» **Your objective**: Quote the listing below in full and exactly as written, but omit every picture.

» **Data segment**:
━━━━

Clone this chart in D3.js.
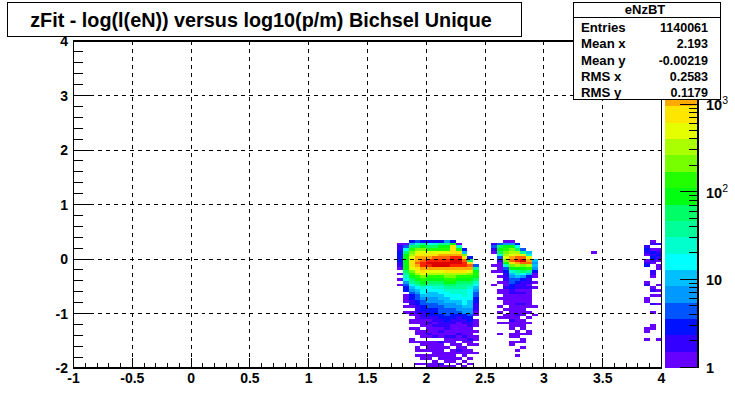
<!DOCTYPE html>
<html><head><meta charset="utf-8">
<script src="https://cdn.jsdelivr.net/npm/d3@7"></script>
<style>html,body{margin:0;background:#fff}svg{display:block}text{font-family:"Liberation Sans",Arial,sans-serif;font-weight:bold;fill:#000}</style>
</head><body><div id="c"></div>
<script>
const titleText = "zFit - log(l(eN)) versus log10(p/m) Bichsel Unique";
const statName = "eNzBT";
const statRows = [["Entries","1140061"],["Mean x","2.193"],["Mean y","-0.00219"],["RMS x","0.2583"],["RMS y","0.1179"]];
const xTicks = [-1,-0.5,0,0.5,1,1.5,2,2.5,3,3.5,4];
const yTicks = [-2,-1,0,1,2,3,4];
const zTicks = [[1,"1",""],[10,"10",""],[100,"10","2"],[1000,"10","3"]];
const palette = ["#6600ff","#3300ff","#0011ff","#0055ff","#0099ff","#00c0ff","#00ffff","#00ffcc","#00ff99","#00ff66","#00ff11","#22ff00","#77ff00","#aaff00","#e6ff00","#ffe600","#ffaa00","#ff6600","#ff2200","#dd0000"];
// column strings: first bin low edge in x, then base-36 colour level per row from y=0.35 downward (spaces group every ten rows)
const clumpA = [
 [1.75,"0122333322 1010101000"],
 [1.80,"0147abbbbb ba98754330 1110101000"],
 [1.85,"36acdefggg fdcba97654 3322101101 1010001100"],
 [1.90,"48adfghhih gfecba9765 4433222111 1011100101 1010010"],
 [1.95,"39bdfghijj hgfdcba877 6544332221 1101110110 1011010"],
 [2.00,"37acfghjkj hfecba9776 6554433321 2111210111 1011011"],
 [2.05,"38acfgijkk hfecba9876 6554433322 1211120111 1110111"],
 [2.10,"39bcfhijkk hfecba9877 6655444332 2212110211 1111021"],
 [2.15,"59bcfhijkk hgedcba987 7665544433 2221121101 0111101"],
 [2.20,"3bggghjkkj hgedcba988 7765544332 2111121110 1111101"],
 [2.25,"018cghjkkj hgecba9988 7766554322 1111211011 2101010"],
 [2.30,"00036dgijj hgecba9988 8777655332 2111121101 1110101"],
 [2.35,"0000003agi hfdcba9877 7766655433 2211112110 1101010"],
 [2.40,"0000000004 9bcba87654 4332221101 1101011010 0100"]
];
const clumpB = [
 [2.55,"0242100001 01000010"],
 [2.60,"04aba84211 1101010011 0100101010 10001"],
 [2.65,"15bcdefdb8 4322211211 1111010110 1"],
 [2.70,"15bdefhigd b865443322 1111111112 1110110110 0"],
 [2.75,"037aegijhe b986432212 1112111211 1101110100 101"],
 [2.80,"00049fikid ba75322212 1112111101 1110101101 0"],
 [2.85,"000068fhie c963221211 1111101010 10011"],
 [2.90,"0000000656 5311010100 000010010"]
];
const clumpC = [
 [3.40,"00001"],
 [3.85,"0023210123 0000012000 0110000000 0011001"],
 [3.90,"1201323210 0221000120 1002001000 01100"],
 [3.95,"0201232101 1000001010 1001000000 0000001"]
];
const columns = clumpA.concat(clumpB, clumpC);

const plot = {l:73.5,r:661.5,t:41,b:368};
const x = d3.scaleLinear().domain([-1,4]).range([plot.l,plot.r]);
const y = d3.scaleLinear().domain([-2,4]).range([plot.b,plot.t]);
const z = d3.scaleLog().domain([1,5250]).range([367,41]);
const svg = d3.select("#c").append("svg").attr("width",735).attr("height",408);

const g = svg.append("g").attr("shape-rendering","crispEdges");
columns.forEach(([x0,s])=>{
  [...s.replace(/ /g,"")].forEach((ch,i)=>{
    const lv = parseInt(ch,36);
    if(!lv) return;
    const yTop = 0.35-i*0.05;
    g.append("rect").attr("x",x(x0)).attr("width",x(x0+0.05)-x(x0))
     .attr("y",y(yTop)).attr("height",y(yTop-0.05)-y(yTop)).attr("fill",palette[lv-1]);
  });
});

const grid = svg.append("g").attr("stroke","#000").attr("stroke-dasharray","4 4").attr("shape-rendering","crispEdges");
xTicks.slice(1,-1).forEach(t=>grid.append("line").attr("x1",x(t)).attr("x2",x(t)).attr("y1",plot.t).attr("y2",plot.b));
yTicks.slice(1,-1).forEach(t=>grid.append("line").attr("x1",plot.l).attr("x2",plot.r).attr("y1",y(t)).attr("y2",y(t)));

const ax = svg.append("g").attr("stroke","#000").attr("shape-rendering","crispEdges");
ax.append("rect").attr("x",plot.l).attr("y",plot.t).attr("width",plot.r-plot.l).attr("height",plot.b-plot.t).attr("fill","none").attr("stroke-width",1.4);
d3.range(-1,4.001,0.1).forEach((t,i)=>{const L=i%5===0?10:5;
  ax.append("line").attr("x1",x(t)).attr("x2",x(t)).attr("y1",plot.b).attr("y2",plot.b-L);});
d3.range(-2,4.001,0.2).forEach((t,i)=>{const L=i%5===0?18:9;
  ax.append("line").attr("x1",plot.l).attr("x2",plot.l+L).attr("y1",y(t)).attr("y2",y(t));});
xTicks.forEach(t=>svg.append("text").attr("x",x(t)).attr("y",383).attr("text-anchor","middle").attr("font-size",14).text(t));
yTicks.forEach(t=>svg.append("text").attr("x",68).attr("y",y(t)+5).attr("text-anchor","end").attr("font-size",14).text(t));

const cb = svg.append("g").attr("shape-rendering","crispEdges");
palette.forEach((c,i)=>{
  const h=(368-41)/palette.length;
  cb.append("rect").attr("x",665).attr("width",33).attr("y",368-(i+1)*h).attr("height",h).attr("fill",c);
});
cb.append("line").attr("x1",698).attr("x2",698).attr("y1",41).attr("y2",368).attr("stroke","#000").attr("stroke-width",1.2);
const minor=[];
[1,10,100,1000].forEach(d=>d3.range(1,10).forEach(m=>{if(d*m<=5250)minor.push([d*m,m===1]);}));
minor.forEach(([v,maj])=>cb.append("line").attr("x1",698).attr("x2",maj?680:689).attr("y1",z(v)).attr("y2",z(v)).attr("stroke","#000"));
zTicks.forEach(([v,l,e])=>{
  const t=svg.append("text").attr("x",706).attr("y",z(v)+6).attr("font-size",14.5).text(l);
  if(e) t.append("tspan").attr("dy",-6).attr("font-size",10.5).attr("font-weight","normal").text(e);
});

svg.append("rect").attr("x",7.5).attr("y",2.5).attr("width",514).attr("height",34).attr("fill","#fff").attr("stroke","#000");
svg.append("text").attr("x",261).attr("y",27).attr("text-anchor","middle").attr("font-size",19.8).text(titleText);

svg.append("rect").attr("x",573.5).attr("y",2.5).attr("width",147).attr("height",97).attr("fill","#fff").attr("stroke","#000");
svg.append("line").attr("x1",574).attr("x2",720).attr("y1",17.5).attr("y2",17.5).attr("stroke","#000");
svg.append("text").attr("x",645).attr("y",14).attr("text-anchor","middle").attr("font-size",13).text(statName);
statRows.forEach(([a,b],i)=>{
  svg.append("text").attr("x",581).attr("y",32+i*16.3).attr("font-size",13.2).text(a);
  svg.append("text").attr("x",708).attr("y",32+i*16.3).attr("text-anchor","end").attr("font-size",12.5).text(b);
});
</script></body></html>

━━━━

» **Worked answer**:
Clone this chart in D3.js.
<!DOCTYPE html>
<html><head><meta charset="utf-8">
<script src="https://cdn.jsdelivr.net/npm/d3@7"></script>
<style>html,body{margin:0;background:#fff}svg{display:block}text{font-family:"Liberation Sans",Arial,sans-serif;font-weight:bold;fill:#000}</style>
</head><body><div id="c"></div>
<script>
const titleText = "zFit - log(l(eN)) versus log10(p/m) Bichsel Unique";
const statName = "eNzBT";
const statRows = [["Entries","1140061"],["Mean x","2.193"],["Mean y","-0.00219"],["RMS x","0.2583"],["RMS y","0.1179"]];
const xTicks = [-1,-0.5,0,0.5,1,1.5,2,2.5,3,3.5,4];
const yTicks = [-2,-1,0,1,2,3,4];
const zTicks = [[1,"1",""],[10,"10",""],[100,"10","2"],[1000,"10","3"]];
const palette = ["#6600ff","#3300ff","#0011ff","#0055ff","#0099ff","#00c0ff","#00ffff","#00ffcc","#00ff99","#00ff66","#00ff11","#22ff00","#77ff00","#aaff00","#e6ff00","#ffe600","#ffaa00","#ff6600","#ff2200","#dd0000"];
// column strings: first bin low edge in x, then base-36 colour level per row from y=0.35 downward (spaces group every ten rows)
const clumpA = [
 [1.75,"0122333322 1010101000"],
 [1.80,"0147abbbbb ba98754330 1110101000"],
 [1.85,"36acdefggg fdcba97654 3322101101 1010001100"],
 [1.90,"48adfghhih gfecba9765 4433222111 1011100101 1010010"],
 [1.95,"39bdfghijj hgfdcba877 6544332221 1101110110 1011010"],
 [2.00,"37acfghjkj hfecba9776 6554433321 2111210111 1011011"],
 [2.05,"38acfgijkk hfecba9876 6554433322 1211120111 1110111"],
 [2.10,"39bcfhijkk hfecba9877 6655444332 2212110211 1111021"],
 [2.15,"59bcfhijkk hgedcba987 7665544433 2221121101 0111101"],
 [2.20,"3bggghjkkj hgedcba988 7765544332 2111121110 1111101"],
 [2.25,"018cghjkkj hgecba9988 7766554322 1111211011 2101010"],
 [2.30,"00036dgijj hgecba9988 8777655332 2111121101 1110101"],
 [2.35,"0000003agi hfdcba9877 7766655433 2211112110 1101010"],
 [2.40,"0000000004 9bcba87654 4332221101 1101011010 0100"]
];
const clumpB = [
 [2.55,"0242100001 01000010"],
 [2.60,"04aba84211 1101010011 0100101010 10001"],
 [2.65,"15bcdefdb8 4322211211 1111010110 1"],
 [2.70,"15bdefhigd b865443322 1111111112 1110110110 0"],
 [2.75,"037aegijhe b986432212 1112111211 1101110100 101"],
 [2.80,"00049fikid ba75322212 1112111101 1110101101 0"],
 [2.85,"000068fhie c963221211 1111101010 10011"],
 [2.90,"0000000656 5311010100 000010010"]
];
const clumpC = [
 [3.40,"00001"],
 [3.85,"0023210123 0000012000 0110000000 0011001"],
 [3.90,"1201323210 0221000120 1002001000 01100"],
 [3.95,"0201232101 1000001010 1001000000 0000001"]
];
const columns = clumpA.concat(clumpB, clumpC);

const plot = {l:73.5,r:661.5,t:41,b:368};
const x = d3.scaleLinear().domain([-1,4]).range([plot.l,plot.r]);
const y = d3.scaleLinear().domain([-2,4]).range([plot.b,plot.t]);
const z = d3.scaleLog().domain([1,5250]).range([367,41]);
const svg = d3.select("#c").append("svg").attr("width",735).attr("height",408);

const g = svg.append("g").attr("shape-rendering","crispEdges");
columns.forEach(([x0,s])=>{
  [...s.replace(/ /g,"")].forEach((ch,i)=>{
    const lv = parseInt(ch,36);
    if(!lv) return;
    const yTop = 0.35-i*0.05;
    g.append("rect").attr("x",x(x0)).attr("width",x(x0+0.05)-x(x0))
     .attr("y",y(yTop)).attr("height",y(yTop-0.05)-y(yTop)).attr("fill",palette[lv-1]);
  });
});

const grid = svg.append("g").attr("stroke","#000").attr("stroke-dasharray","4 4").attr("shape-rendering","crispEdges");
xTicks.slice(1,-1).forEach(t=>grid.append("line").attr("x1",x(t)).attr("x2",x(t)).attr("y1",plot.t).attr("y2",plot.b));
yTicks.slice(1,-1).forEach(t=>grid.append("line").attr("x1",plot.l).attr("x2",plot.r).attr("y1",y(t)).attr("y2",y(t)));

const ax = svg.append("g").attr("stroke","#000").attr("shape-rendering","crispEdges");
ax.append("rect").attr("x",plot.l).attr("y",plot.t).attr("width",plot.r-plot.l).attr("height",plot.b-plot.t).attr("fill","none").attr("stroke-width",1.4);
d3.range(-1,4.001,0.1).forEach((t,i)=>{const L=i%5===0?10:5;
  ax.append("line").attr("x1",x(t)).attr("x2",x(t)).attr("y1",plot.b).attr("y2",plot.b-L);});
d3.range(-2,4.001,0.2).forEach((t,i)=>{const L=i%5===0?18:9;
  ax.append("line").attr("x1",plot.l).attr("x2",plot.l+L).attr("y1",y(t)).attr("y2",y(t));});
xTicks.forEach(t=>svg.append("text").attr("x",x(t)).attr("y",383).attr("text-anchor","middle").attr("font-size",14).text(t));
yTicks.forEach(t=>svg.append("text").attr("x",68).attr("y",y(t)+5).attr("text-anchor","end").attr("font-size",14).text(t));

const cb = svg.append("g").attr("shape-rendering","crispEdges");
palette.forEach((c,i)=>{
  const h=(368-41)/palette.length;
  cb.append("rect").attr("x",665).attr("width",33).attr("y",368-(i+1)*h).attr("height",h).attr("fill",c);
});
cb.append("line").attr("x1",698).attr("x2",698).attr("y1",41).attr("y2",368).attr("stroke","#000").attr("stroke-width",1.2);
const minor=[];
[1,10,100,1000].forEach(d=>d3.range(1,10).forEach(m=>{if(d*m<=5250)minor.push([d*m,m===1]);}));
minor.forEach(([v,maj])=>cb.append("line").attr("x1",698).attr("x2",maj?680:689).attr("y1",z(v)).attr("y2",z(v)).attr("stroke","#000"));
zTicks.forEach(([v,l,e])=>{
  const t=svg.append("text").attr("x",706).attr("y",z(v)+6).attr("font-size",14.5).text(l);
  if(e) t.append("tspan").attr("dy",-6).attr("font-size",10.5).attr("font-weight","normal").text(e);
});

svg.append("rect").attr("x",7.5).attr("y",2.5).attr("width",514).attr("height",34).attr("fill","#fff").attr("stroke","#000");
svg.append("text").attr("x",261).attr("y",27).attr("text-anchor","middle").attr("font-size",19.8).text(titleText);

svg.append("rect").attr("x",573.5).attr("y",2.5).attr("width",147).attr("height",97).attr("fill","#fff").attr("stroke","#000");
svg.append("line").attr("x1",574).attr("x2",720).attr("y1",17.5).attr("y2",17.5).attr("stroke","#000");
svg.append("text").attr("x",645).attr("y",14).attr("text-anchor","middle").attr("font-size",13).text(statName);
statRows.forEach(([a,b],i)=>{
  svg.append("text").attr("x",581).attr("y",32+i*16.3).attr("font-size",13.2).text(a);
  svg.append("text").attr("x",708).attr("y",32+i*16.3).attr("text-anchor","end").attr("font-size",12.5).text(b);
});
</script></body></html>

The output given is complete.